Available records:
★ ★ ★ ★ ★ ★ ★

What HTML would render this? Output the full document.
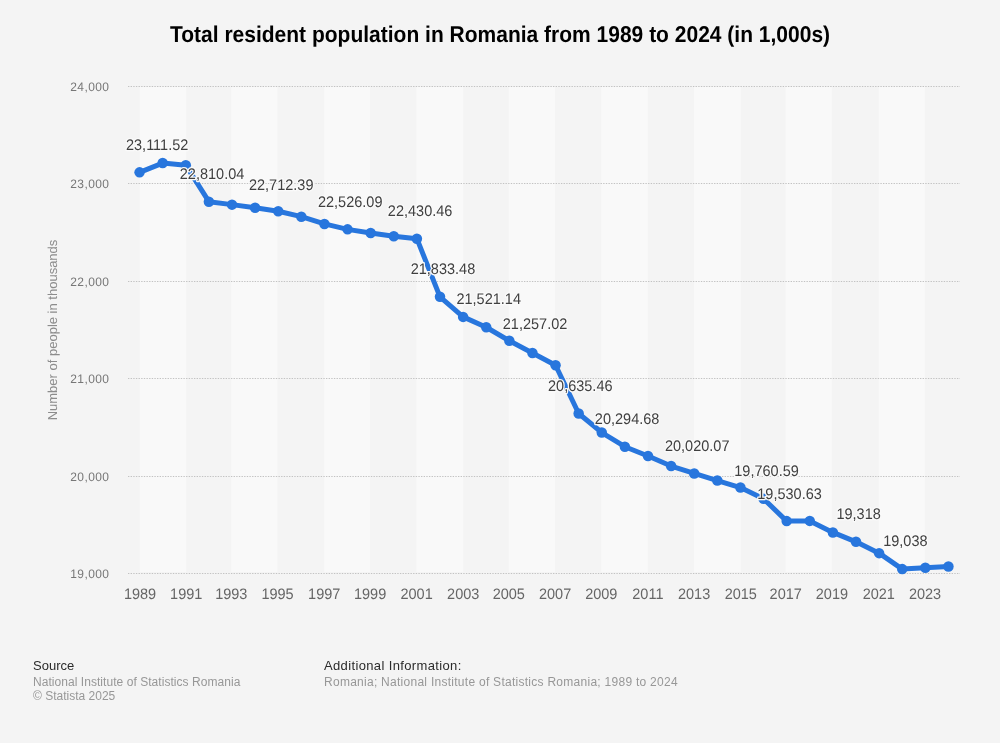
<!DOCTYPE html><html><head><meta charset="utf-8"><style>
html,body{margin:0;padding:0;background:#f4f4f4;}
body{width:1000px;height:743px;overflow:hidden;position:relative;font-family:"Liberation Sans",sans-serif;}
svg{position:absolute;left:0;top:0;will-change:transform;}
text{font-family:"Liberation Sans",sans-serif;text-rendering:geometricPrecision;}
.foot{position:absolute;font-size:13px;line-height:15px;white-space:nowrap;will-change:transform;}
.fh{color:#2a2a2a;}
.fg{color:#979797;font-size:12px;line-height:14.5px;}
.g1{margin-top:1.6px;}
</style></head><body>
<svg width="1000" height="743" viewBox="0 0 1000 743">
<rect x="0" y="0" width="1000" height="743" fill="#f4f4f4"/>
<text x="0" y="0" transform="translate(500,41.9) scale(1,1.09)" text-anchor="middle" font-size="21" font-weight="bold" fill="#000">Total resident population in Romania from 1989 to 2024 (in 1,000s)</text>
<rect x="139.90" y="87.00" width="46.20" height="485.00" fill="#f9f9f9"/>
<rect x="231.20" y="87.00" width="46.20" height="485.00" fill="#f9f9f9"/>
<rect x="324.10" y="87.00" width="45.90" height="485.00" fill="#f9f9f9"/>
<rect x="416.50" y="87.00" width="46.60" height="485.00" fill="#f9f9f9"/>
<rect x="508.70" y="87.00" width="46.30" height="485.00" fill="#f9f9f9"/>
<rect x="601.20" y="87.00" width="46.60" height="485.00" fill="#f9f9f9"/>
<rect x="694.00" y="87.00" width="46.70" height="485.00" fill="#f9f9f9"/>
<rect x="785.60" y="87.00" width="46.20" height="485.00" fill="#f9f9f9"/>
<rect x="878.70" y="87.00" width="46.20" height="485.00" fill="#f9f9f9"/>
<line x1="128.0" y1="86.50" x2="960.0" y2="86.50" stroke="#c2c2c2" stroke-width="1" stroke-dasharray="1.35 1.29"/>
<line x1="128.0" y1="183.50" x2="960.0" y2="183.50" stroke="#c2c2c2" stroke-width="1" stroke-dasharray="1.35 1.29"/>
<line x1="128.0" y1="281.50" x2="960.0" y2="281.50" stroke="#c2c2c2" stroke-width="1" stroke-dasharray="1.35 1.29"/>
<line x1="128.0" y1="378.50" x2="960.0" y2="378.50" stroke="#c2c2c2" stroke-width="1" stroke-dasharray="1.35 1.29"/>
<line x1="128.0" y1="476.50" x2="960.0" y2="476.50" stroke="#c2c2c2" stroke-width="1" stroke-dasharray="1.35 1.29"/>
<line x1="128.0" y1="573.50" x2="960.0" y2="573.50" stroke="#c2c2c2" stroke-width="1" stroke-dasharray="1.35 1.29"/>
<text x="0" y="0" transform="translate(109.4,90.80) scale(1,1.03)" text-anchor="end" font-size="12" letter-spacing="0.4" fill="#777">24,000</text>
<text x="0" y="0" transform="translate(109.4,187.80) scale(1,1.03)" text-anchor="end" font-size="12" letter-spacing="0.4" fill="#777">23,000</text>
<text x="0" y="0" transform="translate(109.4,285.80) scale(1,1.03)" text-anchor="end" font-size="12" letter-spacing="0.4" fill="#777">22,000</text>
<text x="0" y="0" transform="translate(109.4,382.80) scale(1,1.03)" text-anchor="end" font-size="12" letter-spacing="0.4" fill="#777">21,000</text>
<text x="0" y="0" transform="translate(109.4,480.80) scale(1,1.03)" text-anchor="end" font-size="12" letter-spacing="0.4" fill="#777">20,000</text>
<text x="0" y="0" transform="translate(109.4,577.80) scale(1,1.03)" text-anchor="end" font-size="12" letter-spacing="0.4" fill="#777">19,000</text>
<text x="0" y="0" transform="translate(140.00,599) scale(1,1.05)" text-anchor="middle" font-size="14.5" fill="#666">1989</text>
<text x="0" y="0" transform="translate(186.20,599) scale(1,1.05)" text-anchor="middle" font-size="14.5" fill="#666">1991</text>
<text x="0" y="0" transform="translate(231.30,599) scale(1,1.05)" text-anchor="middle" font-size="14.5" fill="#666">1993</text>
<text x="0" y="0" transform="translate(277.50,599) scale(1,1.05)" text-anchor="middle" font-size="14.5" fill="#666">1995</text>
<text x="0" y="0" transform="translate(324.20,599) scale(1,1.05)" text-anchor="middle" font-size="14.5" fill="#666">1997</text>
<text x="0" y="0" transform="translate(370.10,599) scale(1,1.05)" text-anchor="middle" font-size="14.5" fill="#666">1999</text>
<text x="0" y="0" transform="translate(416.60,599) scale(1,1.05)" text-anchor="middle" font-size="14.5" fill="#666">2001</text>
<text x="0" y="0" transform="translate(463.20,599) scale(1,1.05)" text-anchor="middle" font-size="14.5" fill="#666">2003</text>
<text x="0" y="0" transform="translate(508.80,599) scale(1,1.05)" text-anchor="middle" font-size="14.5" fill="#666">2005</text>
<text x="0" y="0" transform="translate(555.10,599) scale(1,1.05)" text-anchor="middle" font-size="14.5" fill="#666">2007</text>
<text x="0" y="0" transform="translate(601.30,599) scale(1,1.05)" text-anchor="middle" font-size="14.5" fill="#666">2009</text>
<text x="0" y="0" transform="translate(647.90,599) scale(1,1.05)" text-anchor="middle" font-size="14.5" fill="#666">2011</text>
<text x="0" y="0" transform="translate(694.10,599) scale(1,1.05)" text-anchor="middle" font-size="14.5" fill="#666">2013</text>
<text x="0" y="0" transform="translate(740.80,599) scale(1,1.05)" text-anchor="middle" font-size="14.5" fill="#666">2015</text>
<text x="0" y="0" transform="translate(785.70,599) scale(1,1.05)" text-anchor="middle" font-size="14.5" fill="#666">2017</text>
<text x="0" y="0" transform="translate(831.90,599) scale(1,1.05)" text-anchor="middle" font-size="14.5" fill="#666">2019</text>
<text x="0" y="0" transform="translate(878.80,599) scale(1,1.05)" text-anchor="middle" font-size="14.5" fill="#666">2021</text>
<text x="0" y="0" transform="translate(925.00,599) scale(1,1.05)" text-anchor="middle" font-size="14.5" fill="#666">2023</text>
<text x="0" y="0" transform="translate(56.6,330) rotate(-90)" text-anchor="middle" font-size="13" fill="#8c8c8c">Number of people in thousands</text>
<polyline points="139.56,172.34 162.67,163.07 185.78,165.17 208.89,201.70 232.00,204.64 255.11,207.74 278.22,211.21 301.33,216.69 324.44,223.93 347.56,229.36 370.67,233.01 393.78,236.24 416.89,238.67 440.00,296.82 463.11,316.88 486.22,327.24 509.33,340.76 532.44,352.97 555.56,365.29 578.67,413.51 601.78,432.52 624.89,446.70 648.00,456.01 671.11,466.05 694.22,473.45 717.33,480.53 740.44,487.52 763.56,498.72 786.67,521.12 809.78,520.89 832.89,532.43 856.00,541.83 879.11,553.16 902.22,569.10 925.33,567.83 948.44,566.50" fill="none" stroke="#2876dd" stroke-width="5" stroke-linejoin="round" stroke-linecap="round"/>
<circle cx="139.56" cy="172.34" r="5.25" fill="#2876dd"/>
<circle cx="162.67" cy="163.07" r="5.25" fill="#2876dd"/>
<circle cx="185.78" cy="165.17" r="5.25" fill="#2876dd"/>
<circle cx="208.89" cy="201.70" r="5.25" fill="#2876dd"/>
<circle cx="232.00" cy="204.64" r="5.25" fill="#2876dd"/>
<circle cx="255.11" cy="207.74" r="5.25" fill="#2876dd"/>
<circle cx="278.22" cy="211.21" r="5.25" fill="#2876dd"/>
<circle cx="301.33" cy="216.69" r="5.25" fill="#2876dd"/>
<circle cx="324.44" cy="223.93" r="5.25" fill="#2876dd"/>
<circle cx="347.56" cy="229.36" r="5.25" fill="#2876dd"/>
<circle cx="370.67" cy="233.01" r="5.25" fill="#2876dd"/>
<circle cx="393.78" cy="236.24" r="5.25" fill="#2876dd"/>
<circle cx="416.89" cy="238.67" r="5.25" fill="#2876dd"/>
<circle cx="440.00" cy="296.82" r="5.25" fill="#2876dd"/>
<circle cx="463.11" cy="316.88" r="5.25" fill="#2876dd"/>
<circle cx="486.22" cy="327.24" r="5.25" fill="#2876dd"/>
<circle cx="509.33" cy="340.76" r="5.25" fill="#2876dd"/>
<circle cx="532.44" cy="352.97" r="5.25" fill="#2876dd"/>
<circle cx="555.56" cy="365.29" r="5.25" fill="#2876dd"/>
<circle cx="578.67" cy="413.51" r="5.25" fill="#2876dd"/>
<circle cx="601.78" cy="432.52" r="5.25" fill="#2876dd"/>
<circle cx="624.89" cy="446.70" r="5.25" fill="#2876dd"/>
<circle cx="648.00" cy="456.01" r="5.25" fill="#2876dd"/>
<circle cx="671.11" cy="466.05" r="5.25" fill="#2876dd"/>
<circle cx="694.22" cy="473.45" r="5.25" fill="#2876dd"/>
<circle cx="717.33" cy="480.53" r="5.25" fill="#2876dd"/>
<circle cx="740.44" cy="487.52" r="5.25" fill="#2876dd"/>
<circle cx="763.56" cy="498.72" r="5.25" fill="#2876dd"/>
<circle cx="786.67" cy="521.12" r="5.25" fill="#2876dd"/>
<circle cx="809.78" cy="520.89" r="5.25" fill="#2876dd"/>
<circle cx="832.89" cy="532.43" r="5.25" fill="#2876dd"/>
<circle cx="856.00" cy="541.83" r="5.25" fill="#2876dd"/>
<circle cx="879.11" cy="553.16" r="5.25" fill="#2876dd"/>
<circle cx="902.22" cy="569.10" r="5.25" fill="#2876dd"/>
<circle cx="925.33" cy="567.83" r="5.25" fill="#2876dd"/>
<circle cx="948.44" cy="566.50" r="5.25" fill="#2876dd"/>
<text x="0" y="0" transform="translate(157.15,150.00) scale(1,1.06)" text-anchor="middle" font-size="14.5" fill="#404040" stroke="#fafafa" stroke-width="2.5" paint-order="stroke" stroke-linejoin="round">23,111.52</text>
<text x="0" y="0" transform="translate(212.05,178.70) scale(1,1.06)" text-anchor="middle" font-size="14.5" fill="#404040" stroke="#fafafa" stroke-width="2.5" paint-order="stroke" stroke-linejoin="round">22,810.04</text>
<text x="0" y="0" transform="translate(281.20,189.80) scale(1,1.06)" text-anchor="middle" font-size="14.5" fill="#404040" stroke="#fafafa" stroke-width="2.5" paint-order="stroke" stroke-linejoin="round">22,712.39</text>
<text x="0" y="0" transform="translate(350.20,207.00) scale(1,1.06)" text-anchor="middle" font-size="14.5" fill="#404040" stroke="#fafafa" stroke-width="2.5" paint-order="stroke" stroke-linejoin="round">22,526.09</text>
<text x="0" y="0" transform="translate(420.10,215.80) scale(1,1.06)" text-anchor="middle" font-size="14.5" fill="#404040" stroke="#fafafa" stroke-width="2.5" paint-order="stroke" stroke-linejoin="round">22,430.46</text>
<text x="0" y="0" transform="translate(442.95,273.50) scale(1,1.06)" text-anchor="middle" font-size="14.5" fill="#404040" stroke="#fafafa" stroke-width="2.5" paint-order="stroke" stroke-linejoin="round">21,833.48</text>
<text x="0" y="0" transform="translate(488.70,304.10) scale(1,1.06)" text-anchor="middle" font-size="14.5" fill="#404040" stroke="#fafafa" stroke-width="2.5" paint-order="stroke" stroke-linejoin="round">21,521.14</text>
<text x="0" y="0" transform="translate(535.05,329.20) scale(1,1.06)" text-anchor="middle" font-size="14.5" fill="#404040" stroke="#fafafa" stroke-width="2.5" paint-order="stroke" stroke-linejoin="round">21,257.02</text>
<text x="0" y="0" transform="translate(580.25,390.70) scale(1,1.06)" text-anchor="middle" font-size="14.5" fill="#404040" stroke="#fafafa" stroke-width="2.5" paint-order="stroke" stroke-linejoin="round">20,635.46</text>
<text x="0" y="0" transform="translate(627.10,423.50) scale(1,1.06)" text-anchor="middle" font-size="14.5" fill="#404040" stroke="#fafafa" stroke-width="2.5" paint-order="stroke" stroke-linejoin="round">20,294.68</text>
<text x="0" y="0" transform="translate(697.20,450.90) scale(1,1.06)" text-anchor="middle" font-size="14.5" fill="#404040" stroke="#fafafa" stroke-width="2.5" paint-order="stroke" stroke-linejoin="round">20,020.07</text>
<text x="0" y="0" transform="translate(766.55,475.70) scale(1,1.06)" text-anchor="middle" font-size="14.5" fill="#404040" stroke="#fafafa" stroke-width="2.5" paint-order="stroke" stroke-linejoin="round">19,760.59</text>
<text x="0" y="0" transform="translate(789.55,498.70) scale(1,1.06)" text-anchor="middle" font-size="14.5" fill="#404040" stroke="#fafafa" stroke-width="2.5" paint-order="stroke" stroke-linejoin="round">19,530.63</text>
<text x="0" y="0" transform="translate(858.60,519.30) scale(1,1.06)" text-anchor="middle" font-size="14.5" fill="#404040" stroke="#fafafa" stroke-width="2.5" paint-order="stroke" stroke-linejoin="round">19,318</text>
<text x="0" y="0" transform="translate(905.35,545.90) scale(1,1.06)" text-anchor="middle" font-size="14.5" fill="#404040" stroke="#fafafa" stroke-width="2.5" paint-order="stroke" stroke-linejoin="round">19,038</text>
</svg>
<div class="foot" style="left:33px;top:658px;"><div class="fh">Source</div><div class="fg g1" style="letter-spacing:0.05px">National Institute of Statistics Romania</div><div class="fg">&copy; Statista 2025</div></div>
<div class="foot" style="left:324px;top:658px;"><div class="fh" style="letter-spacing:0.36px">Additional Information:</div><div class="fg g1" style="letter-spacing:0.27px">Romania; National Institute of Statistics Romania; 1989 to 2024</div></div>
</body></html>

★ ★ ★ ★ ★ ★ ★

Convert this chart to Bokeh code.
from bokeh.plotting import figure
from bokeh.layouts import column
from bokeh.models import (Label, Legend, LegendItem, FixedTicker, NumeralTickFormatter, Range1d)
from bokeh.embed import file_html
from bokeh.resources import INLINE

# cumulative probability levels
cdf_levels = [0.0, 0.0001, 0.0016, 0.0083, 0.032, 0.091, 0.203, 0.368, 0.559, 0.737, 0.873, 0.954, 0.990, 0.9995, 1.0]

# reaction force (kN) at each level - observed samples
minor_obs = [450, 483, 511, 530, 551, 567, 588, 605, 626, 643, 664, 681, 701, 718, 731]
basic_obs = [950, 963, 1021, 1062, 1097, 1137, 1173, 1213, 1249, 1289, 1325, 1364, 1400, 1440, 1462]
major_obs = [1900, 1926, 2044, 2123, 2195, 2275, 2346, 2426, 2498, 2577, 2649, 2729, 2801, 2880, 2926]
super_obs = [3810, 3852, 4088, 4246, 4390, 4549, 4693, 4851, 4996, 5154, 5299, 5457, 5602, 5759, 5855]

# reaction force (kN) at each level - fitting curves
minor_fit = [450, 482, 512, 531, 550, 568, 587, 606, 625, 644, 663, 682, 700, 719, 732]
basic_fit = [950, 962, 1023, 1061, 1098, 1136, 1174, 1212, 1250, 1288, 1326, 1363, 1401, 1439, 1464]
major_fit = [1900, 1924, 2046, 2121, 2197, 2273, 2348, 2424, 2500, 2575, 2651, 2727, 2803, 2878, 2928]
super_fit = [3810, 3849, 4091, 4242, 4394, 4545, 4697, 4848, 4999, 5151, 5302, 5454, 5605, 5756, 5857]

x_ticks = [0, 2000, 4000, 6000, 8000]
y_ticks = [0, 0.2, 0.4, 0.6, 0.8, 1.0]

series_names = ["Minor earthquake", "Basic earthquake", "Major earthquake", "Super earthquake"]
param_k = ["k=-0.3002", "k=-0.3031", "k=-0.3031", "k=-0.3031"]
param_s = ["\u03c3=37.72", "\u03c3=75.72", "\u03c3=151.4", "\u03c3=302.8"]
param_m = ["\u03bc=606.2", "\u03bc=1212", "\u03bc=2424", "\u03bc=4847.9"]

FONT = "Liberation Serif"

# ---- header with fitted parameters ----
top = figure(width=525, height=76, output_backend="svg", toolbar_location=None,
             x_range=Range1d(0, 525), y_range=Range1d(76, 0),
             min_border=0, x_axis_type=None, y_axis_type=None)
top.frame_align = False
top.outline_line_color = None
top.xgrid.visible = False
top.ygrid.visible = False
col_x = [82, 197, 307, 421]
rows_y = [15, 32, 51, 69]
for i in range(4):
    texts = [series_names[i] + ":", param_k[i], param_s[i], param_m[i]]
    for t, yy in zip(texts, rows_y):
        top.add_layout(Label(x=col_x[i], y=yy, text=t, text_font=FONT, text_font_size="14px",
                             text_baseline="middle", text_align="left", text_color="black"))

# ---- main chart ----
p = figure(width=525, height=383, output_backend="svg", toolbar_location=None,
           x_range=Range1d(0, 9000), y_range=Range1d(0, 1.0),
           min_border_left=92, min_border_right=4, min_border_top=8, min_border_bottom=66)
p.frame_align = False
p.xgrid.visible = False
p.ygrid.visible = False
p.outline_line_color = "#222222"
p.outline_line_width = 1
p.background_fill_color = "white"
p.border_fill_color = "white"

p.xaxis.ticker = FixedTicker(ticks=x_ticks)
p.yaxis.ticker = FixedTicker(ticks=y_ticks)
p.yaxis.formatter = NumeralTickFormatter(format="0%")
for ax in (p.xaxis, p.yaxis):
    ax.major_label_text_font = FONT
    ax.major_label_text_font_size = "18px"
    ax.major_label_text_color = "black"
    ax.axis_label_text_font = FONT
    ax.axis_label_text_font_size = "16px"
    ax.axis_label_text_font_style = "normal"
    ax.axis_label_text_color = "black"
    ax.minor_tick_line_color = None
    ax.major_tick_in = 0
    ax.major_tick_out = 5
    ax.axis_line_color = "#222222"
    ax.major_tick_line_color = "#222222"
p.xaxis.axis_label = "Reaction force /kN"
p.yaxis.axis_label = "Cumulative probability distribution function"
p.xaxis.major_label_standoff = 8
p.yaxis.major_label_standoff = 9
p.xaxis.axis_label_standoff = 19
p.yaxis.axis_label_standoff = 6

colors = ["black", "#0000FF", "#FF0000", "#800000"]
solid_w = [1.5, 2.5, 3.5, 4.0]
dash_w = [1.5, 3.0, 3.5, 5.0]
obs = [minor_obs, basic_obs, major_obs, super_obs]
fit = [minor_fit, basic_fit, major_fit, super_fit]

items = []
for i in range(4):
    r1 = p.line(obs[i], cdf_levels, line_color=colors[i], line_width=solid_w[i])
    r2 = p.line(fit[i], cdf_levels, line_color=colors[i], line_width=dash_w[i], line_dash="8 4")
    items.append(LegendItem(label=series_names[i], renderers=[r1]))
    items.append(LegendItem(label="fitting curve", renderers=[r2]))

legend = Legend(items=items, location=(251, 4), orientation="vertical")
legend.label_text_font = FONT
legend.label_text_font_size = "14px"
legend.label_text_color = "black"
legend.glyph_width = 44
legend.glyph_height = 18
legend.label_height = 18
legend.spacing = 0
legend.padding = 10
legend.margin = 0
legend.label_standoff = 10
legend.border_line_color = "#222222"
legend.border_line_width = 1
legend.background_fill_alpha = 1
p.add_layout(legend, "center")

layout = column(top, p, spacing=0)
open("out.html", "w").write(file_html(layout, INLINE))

★ ★ ★ ★ ★ ★ ★

Set task: Using the listing above, say how many of its lines contain the string "chart", giving nothing but the figure.

Solution to the exercise: 2